The tangerine tree hive sat on their roof for a spell. The McFarlands live in a modest house in the Del Rey neighborhood, a narrow, two-mile strip that cleaves Culver City from Mar Vista. They don’t exactly have a lot of space. And what kind of neighbor welcomes a swarm?

By some miracle, after weeks of shlepping hives across the city — after the crazy logistics of matching up people who had bees but didn’t want them with people who want bees but didn’t have them — Chelsea secured a spot: a small, scrubby hilltop in agrarian Moorpark, overlooking an organic farm owned by a friend of a friend.
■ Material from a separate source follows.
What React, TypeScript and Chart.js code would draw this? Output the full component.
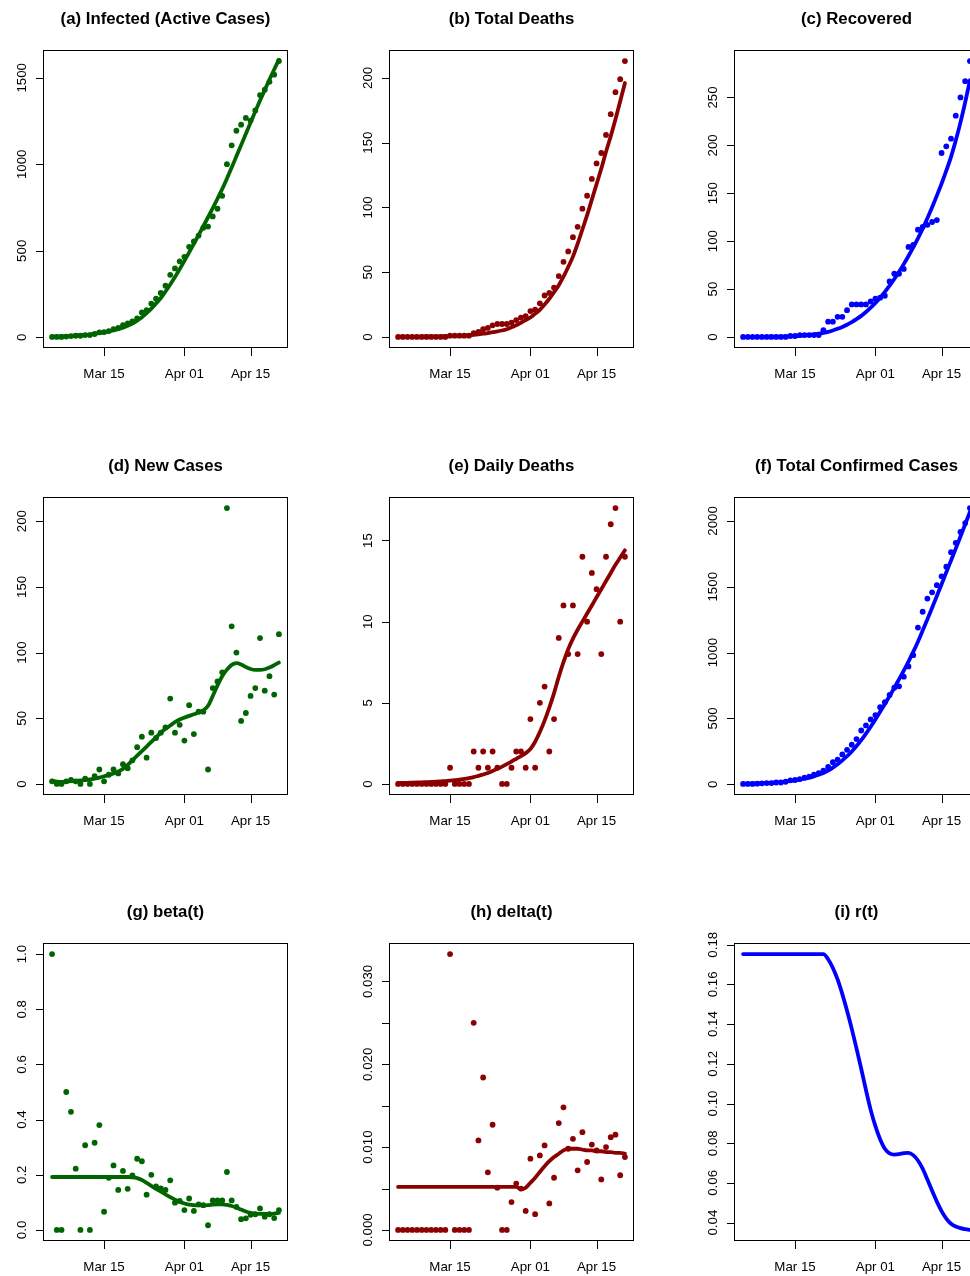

The McFarlands christened the hilltop the HoneyLove Sanctuary.

Today it hosts 16 hives in colorful wood boxes, each from somewhere around L.A., rescued from water meters and birdhouses and compost bins, places Rob can’t recall anymore.

“Each one of these is a family,” Chelsea says. “We’re usually rushing to beat the exterminator out there.”

For the past two years, the McFarlands’ house has been a halfway home for rescued bees. Rob, a YouTube channel manager, rescues them after work in the evenings, and the bees spend the night in his truck on the driveway until he can shuttle them up to the hilltop in the morning.

You do not choose to become obsessed. As anyone who has ever fallen in love with this insect says, “The bees choose you.”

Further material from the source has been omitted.